Parenting

Why I Got A Tattoo At 40

by Robyn Gearey
Updated: 
Originally Published: 
The exterior of the Paradise tattoo studio.

It wasn’t exactly a rash decision. I had been planning this for nearly a year, since my 40th birthday. It was part of a bucket list of sorts. Things I had put off for too long, worried about what others would think. Who was I to write a book? Do “good girls” get tattoos? But the Greek chorus in my head chanting “no one” and “no way” throughout my 20s and 30s had softened as I passed 40.

“Is this your midlife crisis?” a friend asked, half-joking, half-concerned, when I mentioned the tattoo.

“No,” I snapped back defensively. But what is a midlife crisis? Is it realizing that you’ve spent your life meticulously following some unwritten set of rules for successful adulthood only to have everything you planned for crumble? Is it putting others’ needs first for so long that you forgot you had some of your own? Is it looking back at the lost loves and closed doors and wondering whether there are any more to come?

Then yes, maybe.

I thought long and hard about what the tattoo should be, collecting images on a secret Pinterest board. Still, I delayed doing anything about it, and my 40th year slid away, calendar page by calendar page. As summer approached, I decided it was now or never. I found an artist online whose work I liked and fired off a request for a consultation.

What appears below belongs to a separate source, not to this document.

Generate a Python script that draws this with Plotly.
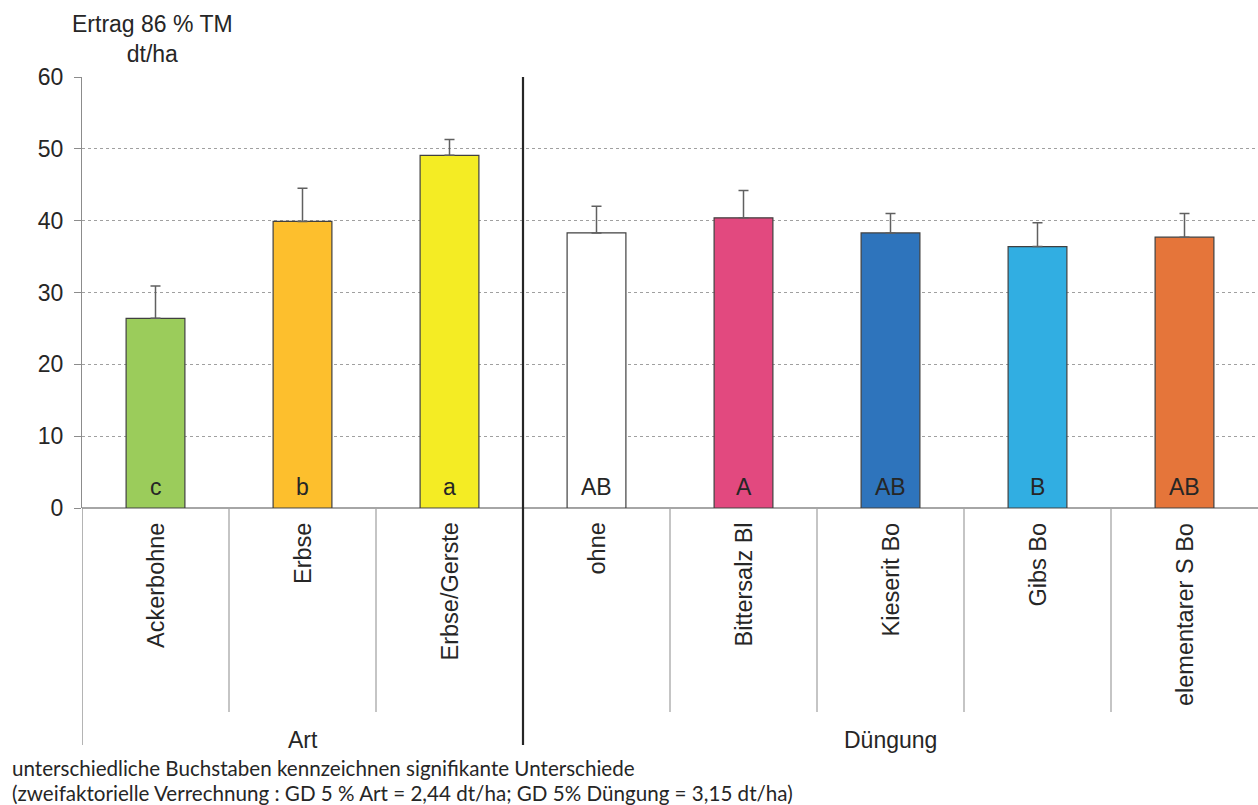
import plotly.graph_objects as go

categories = ["Ackerbohne", "Erbse", "Erbse/Gerste", "ohne", "Bittersalz Bl",
              "Kieserit Bo", "Gibs Bo", "elementarer S Bo"]
values = [26.4, 39.9, 49.1, 38.3, 40.4, 38.3, 36.4, 37.7]
errors = [4.5, 4.6, 2.2, 3.7, 3.8, 2.7, 3.3, 3.3]
letters = ["c", "b", "a", "AB", "A", "AB", "B", "AB"]
colors = ["#9BCC5B", "#FDBF2D", "#F4EC24", "#FFFFFF", "#E2497F",
          "#2E74BC", "#31AEE2", "#E5753A"]
groups = ["Art", "Düngung"]
group_sizes = [3, 5]
y_ticks = [0, 10, 20, 30, 40, 50, 60]
title_text = "Ertrag 86 % TM<br>dt/ha"
footnote = ["unterschiedliche Buchstaben kennzeichnen signifikante Unterschiede",
            "(zweifaktorielle Verrechnung : GD 5 % Art = 2,44 dt/ha; GD 5% Düngung = 3,15 dt/ha)"]

FONT = "Liberation Sans, Arial, sans-serif"
TXT = "#262626"
xs = list(range(len(categories)))

fig = go.Figure()
fig.add_trace(go.Bar(
    x=xs, y=values, width=0.4,
    marker=dict(color=colors, line=dict(color="#404040", width=1.2)),
    error_y=dict(type="data", array=errors, arrayminus=[0] * len(errors),
                 symmetric=False, color="#606060", thickness=1.5, width=5),
    hoverinfo="skip",
))

annotations = []
# letters inside bars
for x, l in zip(xs, letters):
    annotations.append(dict(x=x, y=0, xref="x", yref="y", text=l, showarrow=False,
                            yanchor="bottom", yshift=6,
                            font=dict(family=FONT, size=23, color=TXT)))
# category labels rotated
for x, c in zip(xs, categories):
    annotations.append(dict(x=x, y=0, xref="x", yref="paper", text=c, showarrow=False,
                            textangle=-90, xanchor="center", yanchor="top", yshift=-13,
                            font=dict(family=FONT, size=23.5, color=TXT)))
# group labels
start = 0
for g, n in zip(groups, group_sizes):
    mid = start - 0.5 + n / 2
    annotations.append(dict(x=mid, y=0, xref="x", yref="paper", text=g, showarrow=False,
                            xanchor="center", yanchor="middle", yshift=-232,
                            font=dict(family=FONT, size=23, color=TXT)))
    start += n
# title
annotations.append(dict(x=(152 - 82) / 1176, y=1 + (77 - 9) / 431,
                        xref="paper", yref="paper", text=title_text,
                        showarrow=False, xanchor="center", yanchor="top", align="center",
                        font=dict(family=FONT, size=23, color=TXT)))
# footnotes
for i, t in enumerate(footnote):
    annotations.append(dict(x=(10 - 82) / 1176, y=-(768 + 25 * i - 508) / 431,
                            xref="paper", yref="paper", text=t, showarrow=False,
                            xanchor="left", yanchor="middle",
                            font=dict(family="Lato, sans-serif", size=20.6, color=TXT)))

shapes = []
bottom_sep = -(712 - 508) / 431
bottom_full = -(745 - 508) / 431
for i in range(len(categories) - 1):
    pos = i + 0.5
    if i + 1 == group_sizes[0]:
        continue
    shapes.append(dict(type="line", xref="x", yref="paper", x0=pos, x1=pos,
                       y0=0, y1=bottom_sep, line=dict(color="#A6A6A6", width=1.3)))
shapes.append(dict(type="line", xref="x", yref="paper", x0=-0.5, x1=-0.5,
                   y0=0, y1=bottom_full, line=dict(color="#8C8C8C", width=1.3)))
gpos = group_sizes[0] - 0.5
shapes.append(dict(type="line", xref="x", yref="paper", x0=gpos, x1=gpos,
                   y0=1, y1=bottom_full, line=dict(color="#262626", width=2.2)))

fig.update_layout(
    width=1258, height=805,
    margin=dict(l=82, r=0, t=77, b=297),
    paper_bgcolor="white", plot_bgcolor="white",
    showlegend=False,
    annotations=annotations, shapes=shapes,
    xaxis=dict(range=[-0.5, len(categories) - 0.5], showticklabels=False,
               showgrid=False, zeroline=False, showline=False, ticks=""),
    yaxis=dict(range=[0, 60], tickvals=y_ticks, showgrid=True, gridcolor="#A0A0A0",
               griddash="dot", gridwidth=1, zeroline=True, zerolinecolor="#A6A6A6",
               zerolinewidth=1.5, showline=True, linecolor="#8C8C8C", linewidth=1.3,
               ticks="outside", ticklen=7, tickcolor="#8C8C8C", ticklabelstandoff=6,
               tickfont=dict(family=FONT, size=23, color=TXT)),
)
fig.write_html("out.html")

When I walked into the shop in yoga pants, Starbucks cup in hand, the heavily pierced, inked staff turned to stare in amusement. Remember the old Sesame Street bit, one of these things is not like the other? I was the apple in a grid of oranges. But the moment Tara, the artist I’d selected, came to greet me, I felt at ease. Friendly and reassuring, Tara looked over the sketches I’d brought and listened to my ideas. Before I could change my mind, I put down a deposit, reserved a date a month later, and left confident.

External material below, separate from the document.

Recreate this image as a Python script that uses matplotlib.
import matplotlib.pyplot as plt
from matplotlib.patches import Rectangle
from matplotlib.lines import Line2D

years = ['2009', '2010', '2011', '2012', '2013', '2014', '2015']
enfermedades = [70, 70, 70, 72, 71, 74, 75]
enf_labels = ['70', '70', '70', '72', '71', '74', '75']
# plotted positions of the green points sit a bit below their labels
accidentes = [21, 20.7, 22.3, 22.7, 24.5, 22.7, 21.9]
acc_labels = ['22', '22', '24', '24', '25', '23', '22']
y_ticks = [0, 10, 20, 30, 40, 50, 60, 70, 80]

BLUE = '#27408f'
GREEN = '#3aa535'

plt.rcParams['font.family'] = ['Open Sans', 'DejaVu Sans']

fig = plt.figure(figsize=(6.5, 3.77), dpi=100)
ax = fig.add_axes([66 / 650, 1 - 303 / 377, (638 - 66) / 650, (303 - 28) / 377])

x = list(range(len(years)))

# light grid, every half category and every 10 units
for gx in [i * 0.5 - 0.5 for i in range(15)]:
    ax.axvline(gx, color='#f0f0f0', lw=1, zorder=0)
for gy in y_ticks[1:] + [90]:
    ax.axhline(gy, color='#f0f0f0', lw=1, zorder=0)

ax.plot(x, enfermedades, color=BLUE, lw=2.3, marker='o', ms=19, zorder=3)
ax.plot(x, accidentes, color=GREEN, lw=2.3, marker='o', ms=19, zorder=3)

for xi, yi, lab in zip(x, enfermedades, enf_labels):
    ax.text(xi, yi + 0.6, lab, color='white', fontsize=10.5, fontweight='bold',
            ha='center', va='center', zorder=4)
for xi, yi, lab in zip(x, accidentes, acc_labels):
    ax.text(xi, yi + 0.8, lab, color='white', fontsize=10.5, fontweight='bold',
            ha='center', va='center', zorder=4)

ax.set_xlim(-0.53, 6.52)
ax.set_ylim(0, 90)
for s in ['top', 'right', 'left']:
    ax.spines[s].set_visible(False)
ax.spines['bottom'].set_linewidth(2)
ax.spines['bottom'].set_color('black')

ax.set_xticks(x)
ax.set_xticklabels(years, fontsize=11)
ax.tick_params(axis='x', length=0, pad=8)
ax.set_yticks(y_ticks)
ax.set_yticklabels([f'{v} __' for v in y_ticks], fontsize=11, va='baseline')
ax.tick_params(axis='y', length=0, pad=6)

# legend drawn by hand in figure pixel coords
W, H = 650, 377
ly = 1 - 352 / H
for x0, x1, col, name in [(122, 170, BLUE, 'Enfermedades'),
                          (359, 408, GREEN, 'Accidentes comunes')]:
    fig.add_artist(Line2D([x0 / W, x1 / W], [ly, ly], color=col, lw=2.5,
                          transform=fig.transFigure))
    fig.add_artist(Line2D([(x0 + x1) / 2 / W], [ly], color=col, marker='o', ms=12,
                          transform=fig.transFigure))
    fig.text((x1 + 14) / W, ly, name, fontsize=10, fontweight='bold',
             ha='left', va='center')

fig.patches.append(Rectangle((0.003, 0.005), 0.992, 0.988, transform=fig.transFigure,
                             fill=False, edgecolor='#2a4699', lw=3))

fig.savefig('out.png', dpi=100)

My resolve faltered over the intervening weeks. For a person who holds her emotions close, a tattoo felt not only bold, but outright brazen. What if my family didn’t approve? What if it changed how my friends saw me? What if it gave strangers a glimpse into something about me I didn’t want to share?

And then I thought, so what?

The hardest-won lesson I’ve learned in 40 years is this: No one is watching. There is no club that meets to dissect my flaws. No academic is analyzing my mistakes. Most people are too worried about themselves to pay much attention to me. And if they do, and find me lacking, no amount of energy on my part will convince them otherwise.

So I suppose that’s how I ended up face down on a gray vinyl table, breathing ragged yoga breaths through the pain, in through the nose, out through the mouth.

“Is it worse than childbirth?” a fellow patron asked.

“Well,” I replied, “it won’t take as long.”

As I considered her comparison, I realized I had been thinking about this all wrong. A tattoo is a permanent mark, sure, but it’s not like my skin isn’t scarred already. Stretch marks from birthing and nursing two children. A smooth patch on one leg where I slid off a skateboard and down a hill as a kid. A triangle scar on my hand where a knife slipped. And those are just the marks you can see.

At least a tattoo is a scar I am choosing.

Tara told me about the oldest client she’d tattooed, a 76-year-old grandmother getting her first ink, an owl sitting on a stack of pancakes. She was called Grandma Owl by one side of her family and Pancake Grandma by the other. She surprised them all with the tattoo at her family reunion. I loved that story. If Grandma Owl could get through it, I could too.

Tara also confided that she would soon be giving her own mother her first tattoo. I hadn’t told my mother about mine, and I wasn’t sure how she would react. I always admonish my 11-year-old daughter never to do anything she wouldn’t want her mother to know about, advice she was quick to parrot back to me when I first told her about the tattoo, her tone more than a bit judgmental.

My son, 8, was more sanguine. “Fine,” he said, “but it’s going to hurt.”

A few days before my appointment, I tried again to win my daughter over. She looked at me thoughtfully. “You know, Mama, you’re going to get old and wrinkly and then your tattoo will look bad.”

I thought about that. Sure, it’s possible I will regret this. Maybe tomorrow, maybe in a few years, maybe, yes, when I am old and wrinkly. But I carry stacks of regrets already, filed away in neat folders labeled “people I have hurt,” “chances not taken” and “too much money spent on shoes.” I can’t change any of those, but the folder marked “things left undone” is slowly getting thinner.

So this is the answer I gave her, and one I hope she will remember as she ages: If, when I die, my biggest regret is a tattoo, it’ll have been a good life.